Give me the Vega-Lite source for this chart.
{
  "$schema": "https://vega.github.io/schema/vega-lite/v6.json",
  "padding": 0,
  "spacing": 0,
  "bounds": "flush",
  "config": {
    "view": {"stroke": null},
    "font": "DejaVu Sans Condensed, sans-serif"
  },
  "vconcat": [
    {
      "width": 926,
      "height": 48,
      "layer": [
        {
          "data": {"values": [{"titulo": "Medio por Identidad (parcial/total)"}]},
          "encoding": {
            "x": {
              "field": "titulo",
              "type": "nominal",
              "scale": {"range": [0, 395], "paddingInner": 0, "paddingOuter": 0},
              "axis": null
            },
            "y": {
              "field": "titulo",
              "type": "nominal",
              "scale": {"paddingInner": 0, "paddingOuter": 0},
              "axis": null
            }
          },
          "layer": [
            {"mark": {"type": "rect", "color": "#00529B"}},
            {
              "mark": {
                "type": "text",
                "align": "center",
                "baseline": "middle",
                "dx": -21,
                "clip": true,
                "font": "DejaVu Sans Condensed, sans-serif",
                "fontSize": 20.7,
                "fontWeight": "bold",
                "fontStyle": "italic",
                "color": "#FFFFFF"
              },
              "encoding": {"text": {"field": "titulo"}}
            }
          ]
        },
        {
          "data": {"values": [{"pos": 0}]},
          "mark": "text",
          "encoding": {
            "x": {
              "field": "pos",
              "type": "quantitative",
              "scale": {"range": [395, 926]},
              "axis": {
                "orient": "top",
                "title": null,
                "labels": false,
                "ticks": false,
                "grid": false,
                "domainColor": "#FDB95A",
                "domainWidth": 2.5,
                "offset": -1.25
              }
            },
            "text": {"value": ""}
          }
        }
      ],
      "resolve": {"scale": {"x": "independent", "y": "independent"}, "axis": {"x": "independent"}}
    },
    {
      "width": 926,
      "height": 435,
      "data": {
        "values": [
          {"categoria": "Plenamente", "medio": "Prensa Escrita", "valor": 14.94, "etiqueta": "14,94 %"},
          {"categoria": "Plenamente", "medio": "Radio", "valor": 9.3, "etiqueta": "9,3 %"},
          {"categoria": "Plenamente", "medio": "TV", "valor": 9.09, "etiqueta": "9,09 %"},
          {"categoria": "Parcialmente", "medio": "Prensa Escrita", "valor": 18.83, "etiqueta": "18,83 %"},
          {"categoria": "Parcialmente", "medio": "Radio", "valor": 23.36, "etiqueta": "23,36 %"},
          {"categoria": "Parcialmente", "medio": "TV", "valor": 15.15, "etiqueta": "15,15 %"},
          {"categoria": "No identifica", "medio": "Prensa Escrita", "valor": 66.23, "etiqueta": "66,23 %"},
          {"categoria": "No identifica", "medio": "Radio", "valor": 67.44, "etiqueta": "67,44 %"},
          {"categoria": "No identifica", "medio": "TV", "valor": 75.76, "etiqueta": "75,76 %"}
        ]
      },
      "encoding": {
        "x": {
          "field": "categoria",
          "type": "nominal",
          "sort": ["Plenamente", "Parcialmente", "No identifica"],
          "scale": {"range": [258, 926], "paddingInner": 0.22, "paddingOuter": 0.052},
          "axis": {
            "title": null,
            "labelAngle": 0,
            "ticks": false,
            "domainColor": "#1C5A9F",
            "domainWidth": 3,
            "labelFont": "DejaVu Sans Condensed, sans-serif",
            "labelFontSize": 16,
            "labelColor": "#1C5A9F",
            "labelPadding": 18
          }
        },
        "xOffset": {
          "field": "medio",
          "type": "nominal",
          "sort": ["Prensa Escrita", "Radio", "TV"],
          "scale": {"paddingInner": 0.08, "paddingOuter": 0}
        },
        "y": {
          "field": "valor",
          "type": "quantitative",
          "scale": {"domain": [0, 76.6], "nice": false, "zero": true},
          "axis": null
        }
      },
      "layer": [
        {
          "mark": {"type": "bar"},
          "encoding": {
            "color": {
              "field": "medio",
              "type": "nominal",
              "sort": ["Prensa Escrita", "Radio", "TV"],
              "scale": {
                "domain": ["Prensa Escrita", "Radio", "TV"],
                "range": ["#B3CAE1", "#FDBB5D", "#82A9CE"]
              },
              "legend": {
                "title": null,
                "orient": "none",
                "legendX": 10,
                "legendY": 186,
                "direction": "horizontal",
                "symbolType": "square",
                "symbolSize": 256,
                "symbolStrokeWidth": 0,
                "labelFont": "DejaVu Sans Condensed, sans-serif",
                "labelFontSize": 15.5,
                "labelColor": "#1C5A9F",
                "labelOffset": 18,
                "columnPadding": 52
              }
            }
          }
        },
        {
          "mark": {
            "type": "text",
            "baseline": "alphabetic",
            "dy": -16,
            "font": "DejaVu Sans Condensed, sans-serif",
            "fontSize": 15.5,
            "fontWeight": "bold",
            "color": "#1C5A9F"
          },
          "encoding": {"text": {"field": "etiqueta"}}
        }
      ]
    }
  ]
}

==

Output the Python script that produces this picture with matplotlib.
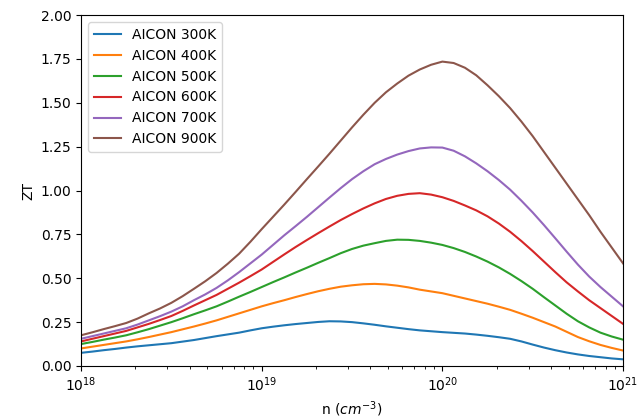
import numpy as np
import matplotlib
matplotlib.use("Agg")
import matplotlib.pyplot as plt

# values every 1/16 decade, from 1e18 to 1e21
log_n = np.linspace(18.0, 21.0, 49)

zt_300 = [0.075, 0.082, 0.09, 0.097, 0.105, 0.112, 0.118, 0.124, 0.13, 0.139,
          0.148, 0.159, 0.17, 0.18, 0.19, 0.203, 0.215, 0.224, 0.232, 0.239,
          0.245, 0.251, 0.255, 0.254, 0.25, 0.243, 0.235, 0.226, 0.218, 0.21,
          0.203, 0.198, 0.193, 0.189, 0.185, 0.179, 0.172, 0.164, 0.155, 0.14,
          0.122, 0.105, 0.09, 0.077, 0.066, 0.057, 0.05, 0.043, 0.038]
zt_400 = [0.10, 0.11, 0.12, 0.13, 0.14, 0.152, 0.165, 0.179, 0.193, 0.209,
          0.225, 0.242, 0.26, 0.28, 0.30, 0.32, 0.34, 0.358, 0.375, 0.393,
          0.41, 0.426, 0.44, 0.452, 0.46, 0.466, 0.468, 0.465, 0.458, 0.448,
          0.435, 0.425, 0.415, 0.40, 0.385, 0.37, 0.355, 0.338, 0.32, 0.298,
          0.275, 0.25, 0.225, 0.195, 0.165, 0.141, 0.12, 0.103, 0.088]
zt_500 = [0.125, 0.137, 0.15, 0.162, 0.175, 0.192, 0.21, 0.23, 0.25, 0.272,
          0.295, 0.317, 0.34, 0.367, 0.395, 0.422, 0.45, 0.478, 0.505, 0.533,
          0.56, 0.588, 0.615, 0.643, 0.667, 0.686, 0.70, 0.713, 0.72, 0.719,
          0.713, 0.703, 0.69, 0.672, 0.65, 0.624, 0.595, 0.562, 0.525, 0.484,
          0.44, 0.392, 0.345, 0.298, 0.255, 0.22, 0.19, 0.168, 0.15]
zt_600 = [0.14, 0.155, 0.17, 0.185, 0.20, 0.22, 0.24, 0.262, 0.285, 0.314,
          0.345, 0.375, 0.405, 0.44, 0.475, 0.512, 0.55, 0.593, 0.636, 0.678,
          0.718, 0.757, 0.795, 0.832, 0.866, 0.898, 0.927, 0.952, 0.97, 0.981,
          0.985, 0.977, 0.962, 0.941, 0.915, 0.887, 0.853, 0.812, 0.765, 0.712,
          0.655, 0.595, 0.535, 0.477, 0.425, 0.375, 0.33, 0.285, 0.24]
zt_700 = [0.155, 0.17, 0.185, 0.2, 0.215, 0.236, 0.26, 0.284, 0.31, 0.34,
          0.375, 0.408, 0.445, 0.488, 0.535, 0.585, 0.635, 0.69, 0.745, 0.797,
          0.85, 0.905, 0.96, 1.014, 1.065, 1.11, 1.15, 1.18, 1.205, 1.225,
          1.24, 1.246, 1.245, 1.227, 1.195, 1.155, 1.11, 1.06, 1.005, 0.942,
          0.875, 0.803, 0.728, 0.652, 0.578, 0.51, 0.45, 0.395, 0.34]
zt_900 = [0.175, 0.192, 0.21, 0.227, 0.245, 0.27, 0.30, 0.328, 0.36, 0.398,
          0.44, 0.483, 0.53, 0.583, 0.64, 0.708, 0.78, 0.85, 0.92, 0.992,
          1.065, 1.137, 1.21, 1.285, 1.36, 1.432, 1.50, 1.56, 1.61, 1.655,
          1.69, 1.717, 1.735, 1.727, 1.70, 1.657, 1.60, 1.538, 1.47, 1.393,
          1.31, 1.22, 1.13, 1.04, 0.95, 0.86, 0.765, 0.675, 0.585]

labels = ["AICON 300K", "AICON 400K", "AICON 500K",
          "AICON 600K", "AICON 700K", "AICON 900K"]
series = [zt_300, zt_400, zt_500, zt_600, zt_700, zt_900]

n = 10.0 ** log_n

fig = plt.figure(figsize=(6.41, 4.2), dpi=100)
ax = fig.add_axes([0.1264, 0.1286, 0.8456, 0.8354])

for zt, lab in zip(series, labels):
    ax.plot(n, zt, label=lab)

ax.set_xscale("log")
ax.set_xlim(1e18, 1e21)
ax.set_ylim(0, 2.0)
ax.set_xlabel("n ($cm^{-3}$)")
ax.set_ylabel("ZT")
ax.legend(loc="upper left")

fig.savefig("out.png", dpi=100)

#### THE EXERCISE
Above are some records; extract exactly the lines from the one containing "Output the Python" through the one containing "log_n = np.linspace(18.0, 21.0, 49)" and drop the pictures.

#### ANSWER TO THIS TASK
Output the Python script that produces this picture with matplotlib.
import numpy as np
import matplotlib
matplotlib.use("Agg")
import matplotlib.pyplot as plt

# values every 1/16 decade, from 1e18 to 1e21
log_n = np.linspace(18.0, 21.0, 49)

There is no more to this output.